Think the classic American muscle car is dead in an era of $4-per-gallon gasoline?
Not so fast. Chrysler LLC marked the production launch Thursday of its latest retro ride, a remake of the Dodge Challenger coupe. And it says the entire run of the 2008 models, an estimated 7,000 high-powered SRT8 versions cars that crank out 425 horses, are already sold out.
How many more Challengers it will sell come this fall when it starts rolling out more fuel-efficient variants is anyone’s guess. The company declined to give any sales or production projections. “It’s the ultimate halo vehicle,” said Reid Bigland, Chrysler Canada’s president. "It's going to sell like crazy and it's going to bring people into dealerships."
Cars like the Challenger and General Motors Corp.’s upcoming Camaro are taking American automakers back to their roots, Mr. Bigland said. "We’re not just building typical four-door appliances for people to drive."
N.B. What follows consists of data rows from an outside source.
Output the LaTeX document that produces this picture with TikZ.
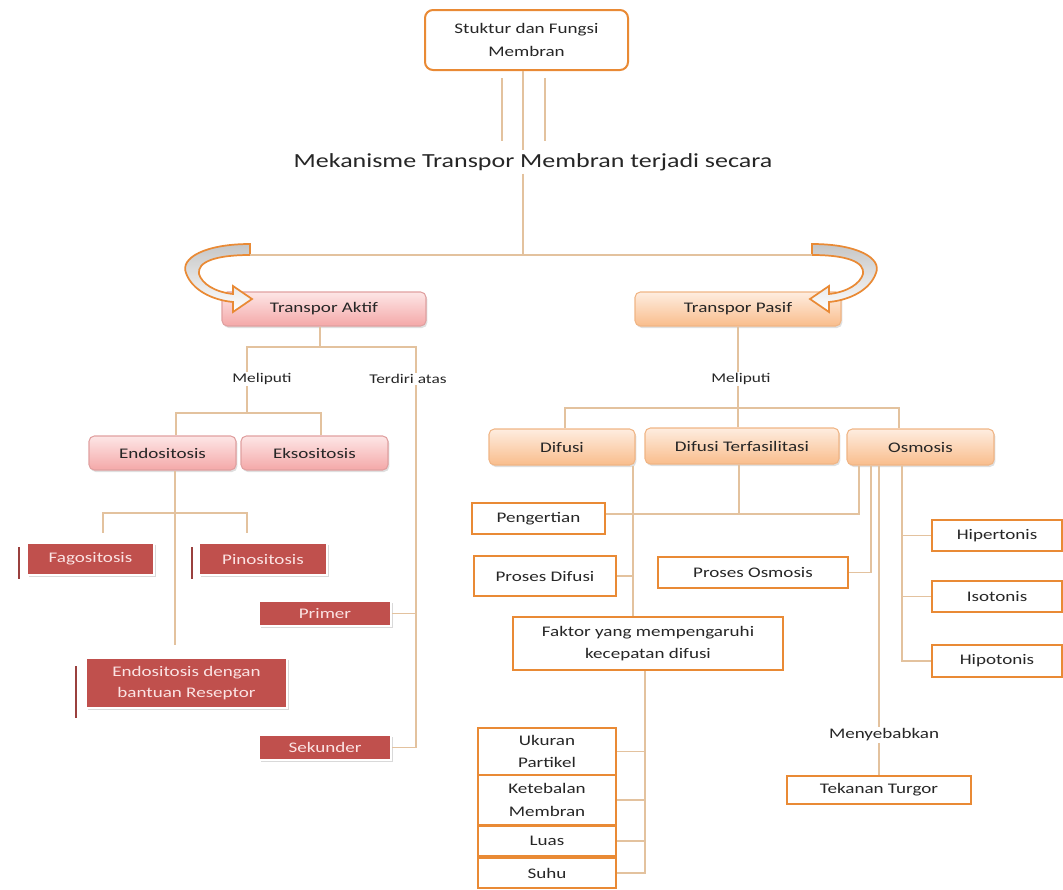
\documentclass[tikz,border=0pt]{standalone}
\usepackage{fontspec}
\setmainfont{Carlito}[FakeStretch=1.3]
\usetikzlibrary{calc,shadows}

\definecolor{orangeB}{HTML}{E98A35}
\definecolor{linkC}{HTML}{E3C29E}
\definecolor{redF}{HTML}{C0504D}
\definecolor{redT}{HTML}{FBE3E3}
\definecolor{pinkTop}{HTML}{FDE6E6}
\definecolor{pinkBot}{HTML}{F4A8A8}
\definecolor{pinkLine}{HTML}{E0A0A0}
\definecolor{peachTop}{HTML}{FEEDE0}
\definecolor{peachBot}{HTML}{F9BD8C}
\definecolor{peachLine}{HTML}{F0B585}
\definecolor{textC}{HTML}{262626}

\tikzset{
  link/.style={draw=linkC, line width=0.9pt},
  boxfont/.style={font=\fontsize{11}{17}\selectfont},
  orangebox/.style={boxfont, draw=orangeB, line width=2pt, fill=white, text=textC,
    inner sep=0pt, align=center},
  pinkbox/.style={boxfont, rounded corners=4pt, draw=pinkLine, line width=0.8pt,
    top color=pinkTop, bottom color=pinkBot, text=textC, inner sep=0pt,
    drop shadow={shadow xshift=1pt, shadow yshift=-1.5pt, opacity=0.25}},
  peachbox/.style={boxfont, rounded corners=4pt, draw=peachLine, line width=0.8pt,
    top color=peachTop, bottom color=peachBot, text=textC, inner sep=0pt,
    drop shadow={shadow xshift=1pt, shadow yshift=-1.5pt, opacity=0.25}},
  redbox/.style={boxfont, fill=redF, draw=white, line width=1.5pt, text=redT,
    inner sep=0pt, align=center,
    drop shadow={shadow xshift=1.5pt, shadow yshift=-1.5pt, opacity=0.3}},
  redbar/.style={draw=redF!80!black, line width=2.2pt},
  lbl/.style={text=textC, font=\fontsize{10}{12}\selectfont, inner sep=1pt},
  bendfill/.style={draw=orangeB, line width=1.3pt, top color=gray!45, bottom color=white},
  bendarrow/.style={insert path={(250,244) .. controls (205,244) and (180,258) .. (186,273)
    .. controls (192,290) and (212,300) .. (233,302) -- (233,312) -- (252,299)
    -- (233,286) -- (233,294) .. controls (215,292) and (202,284) .. (199,274)
    .. controls (197,262) and (215,255) .. (250,255) -- cycle}},
}

\begin{document}
\begin{tikzpicture}[x=0.75pt,y=-0.75pt]
  \useasboundingbox (0,0) rectangle (1063,889);

  % top of the map
  \node[orangebox, rounded corners=6pt, line width=1.5pt, minimum width=152.25pt,
    minimum height=45pt] (top) at (526.5,40) {Stuktur dan Fungsi\\Membran};
  \node[text=textC, font=\fontsize{15}{18}\selectfont, inner sep=2pt] (title) at (533,162)
    {Mekanisme Transpor Membran terjadi secara};

  \coordinate (jA) at (523,255);
  \coordinate (lA) at (250,255);
  \coordinate (rA) at (812,255);

  \node[pinkbox, minimum width=153pt, minimum height=25.5pt] (aktif) at (324,309) {Transpor Aktif};
  \node[peachbox, minimum width=154.5pt, minimum height=25.5pt] (pasif) at (738,309) {Transpor Pasif};

  % transpor aktif
  \node[lbl] (mlA) at (262,379) {Meliputi};
  \node[lbl] (tdA) at (408,379) {Terdiri atas};
  \node[pinkbox, minimum width=110.25pt, minimum height=25.5pt] (endo) at (162.5,453) {Endositosis};
  \node[pinkbox, minimum width=110.25pt, minimum height=25.5pt] (ekso) at (314.5,453) {Eksositosis};
  \node[redbox, minimum width=95.25pt, minimum height=24pt] (fago) at (90.5,559) {Fagositosis};
  \node[redbox, minimum width=96pt, minimum height=24pt] (pino) at (263,559) {Pinositosis};
  \node[redbox, minimum width=99pt, minimum height=18.75pt] (primer) at (325,613.5) {Primer};
  \node[redbox, minimum width=150.75pt, minimum height=37.5pt, font=\fontsize{11}{16}\selectfont]
    (resep) at (186.5,683) {Endositosis dengan\\bantuan Reseptor};
  \node[redbox, minimum width=99pt, minimum height=18.75pt] (sekunder) at (325,747.5) {Sekunder};
  \draw[redbar] ($(fago.north west)+(-7,5)$) -- ($(fago.south west)+(-7,3)$);
  \draw[redbar] ($(pino.north west)+(-6,5)$) -- ($(pino.south west)+(-6,3)$);
  \draw[redbar] ($(resep.north west)+(-9,9)$) -- ($(resep.south west)+(-9,9)$);

  % transpor pasif
  \node[lbl] (mlP) at (741,379) {Meliputi};
  \node[peachbox, minimum width=109.5pt, minimum height=27pt] (difusi) at (562,447) {Difusi};
  \node[peachbox, minimum width=145.5pt, minimum height=27pt] (dt) at (742,446) {Difusi Terfasilitasi};
  \node[peachbox, minimum width=110.25pt, minimum height=27pt] (osmo) at (920.5,447) {Osmosis};
  \node[orangebox, minimum width=99.75pt, minimum height=23.25pt] (peng) at (538.5,518.5) {Pengertian};
  \node[orangebox, minimum width=106.5pt, minimum height=30pt] (pdif) at (545,576) {Proses Difusi};
  \node[orangebox, minimum width=142.5pt, minimum height=23.25pt] (posmo) at (753,572.5) {Proses Osmosis};
  \node[orangebox, minimum width=202.5pt, minimum height=39.75pt] (faktor) at (648,643.5)
    {Faktor yang mempengaruhi\\kecepatan difusi};
  \node[orangebox, minimum width=97.5pt, minimum height=23.25pt] (hiper) at (997,535.5) {Hipertonis};
  \node[orangebox, minimum width=97.5pt, minimum height=23.25pt] (iso) at (997,596.5) {Isotonis};
  \node[orangebox, minimum width=97.5pt, minimum height=24pt] (hipo) at (997,661) {Hipotonis};
  \node[lbl, font=\fontsize{11}{13}\selectfont] (meny) at (884,735) {Menyebabkan};
  \node[orangebox, minimum width=138pt, minimum height=21pt] (turgor) at (879,790) {Tekanan Turgor};
  \node[orangebox, minimum width=103.5pt, minimum height=35.25pt] (ukuran) at (547,751.5) {Ukuran\\Partikel};
  \node[orangebox, minimum width=103.5pt, minimum height=37.5pt] (tebal) at (547,800) {Ketebalan\\Membran};
  \node[orangebox, minimum width=103.5pt, minimum height=22.5pt] (luas) at (547,841) {Luas};
  \node[orangebox, minimum width=103.5pt, minimum height=22.5pt] (suhu) at (547,873) {Suhu};

  % bent arrows
  \draw[bendfill, bendarrow];
  \begin{scope}[xshift=796.5pt, xscale=-1]
    \draw[bendfill, bendarrow];
  \end{scope}

  % connectors
  \draw[link] (top.south -| jA) -- (title.north -| jA);
  \draw[link] ($(top.south -| jA)+(-21,7)$) -- ($(title.north -| jA)+(-21,-9)$);
  \draw[link] ($(top.south -| jA)+(22,7)$) -- ($(title.north -| jA)+(22,-9)$);
  \draw[link] (title.south -| jA) -- (jA);
  \draw[link] (lA) -- (rA);

  \coordinate (jB) at (320,347);
  \coordinate (kA) at (247,347);
  \coordinate (kB) at (416,347);
  \coordinate (cE) at (176,413);
  \coordinate (cK) at (321,413);
  \draw[link] (aktif.south -| jB) -- (jB);
  \draw[link] (kA |- mlA.north) -- (kA) -- (kB) -- (kB |- tdA.north);
  \draw[link] (kA |- mlA.south) -- (kA |- cE);
  \draw[link] (endo.north -| cE) -- (cE) -- (cK) -- (ekso.north -| cK);
  \draw[link] (kB |- tdA.south) -- (kB |- sekunder.east) -- (sekunder.east);
  \draw[link] (primer.east) -- (primer.east -| kB);

  \coordinate (cF) at (175,513);
  \coordinate (cG) at (103,513);
  \coordinate (cH) at (247,513);
  \draw[link, shorten >=9pt] (endo.south -| cF) -- (resep.north -| cF);
  \draw[link, shorten <=7pt, shorten >=7pt] (fago.north -| cG) -- (cG) -- (cH) -- (pino.north -| cH);

  \coordinate (cP1) at (565,408);
  \coordinate (cP3) at (899,408);
  \draw[link] (pasif.south) -- (pasif.south |- mlP.north);
  \draw[link] (pasif.south |- mlP.south) -- (dt.north -| pasif.south);
  \draw[link] (difusi.north -| cP1) -- (cP1) -- (cP3) -- (osmo.north -| cP3);

  \coordinate (cQ) at (739,514);
  \coordinate (cR) at (859,514);
  \coordinate (cS) at (633,576);
  \coordinate (cT) at (871,575);
  \coordinate (cU) at (879,700);
  \coordinate (cV) at (902,600);
  \coordinate (cW) at (645,883);
  \draw[link] (dt.south -| cQ) -- (cQ);
  \draw[link] (peng.east |- cQ) -- (cR) -- (osmo.south -| cR);
  \draw[link] (difusi.south -| cS) -- (faktor.north -| cS);
  \draw[link] (pdif.east) -- (pdif.east -| cS);
  \draw[link] (posmo.east) -- (posmo.east -| cT) -- (osmo.south -| cT);
  \draw[link] (osmo.south -| cU) -- (meny.north -| cU);
  \draw[link] (meny.south -| cU) -- (turgor.north -| cU);
  \draw[link] (osmo.south -| cV) -- (cV |- hipo.west) -- (hipo.west);
  \draw[link] (hiper.west) -- (hiper.west -| cV);
  \draw[link] (iso.west) -- (iso.west -| cV);
  \draw[link] (faktor.south -| cW) -- (cW |- suhu.east) -- (suhu.east);
  \draw[link] (ukuran.east) -- (ukuran.east -| cW);
  \draw[link] (tebal.east) -- (tebal.east -| cW);
  \draw[link] (luas.east) -- (luas.east -| cW);
\end{tikzpicture}
\end{document}
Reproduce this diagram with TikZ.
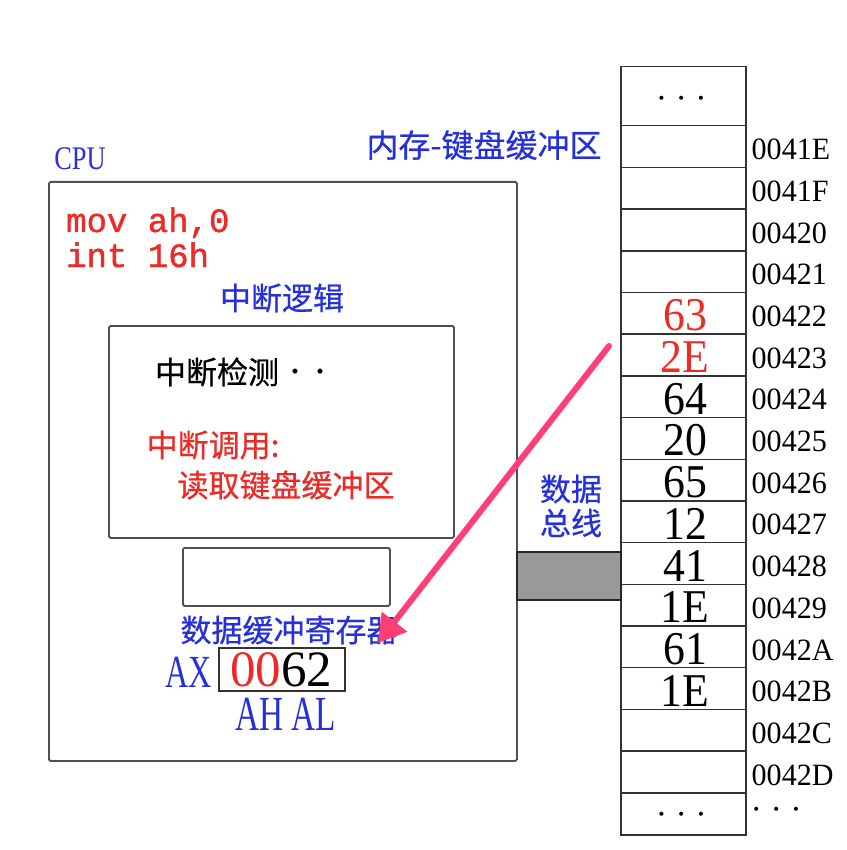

The Challenger is made at the company’s Brampton plant just north-west of Toronto. Buzz Hargrove, president of the Canadian Auto Workers union, said Wednesday he is worried that the assembly plant is pumping out vehicles now that are on the wrong side of gasoline prices. The Chrysler 300 sedan and Dodge Charger coupe are also made there. “The market for larger vehicles continues to drop, especially in the U.S., so obviously we’re very concerned,” Mr. Hargrove said.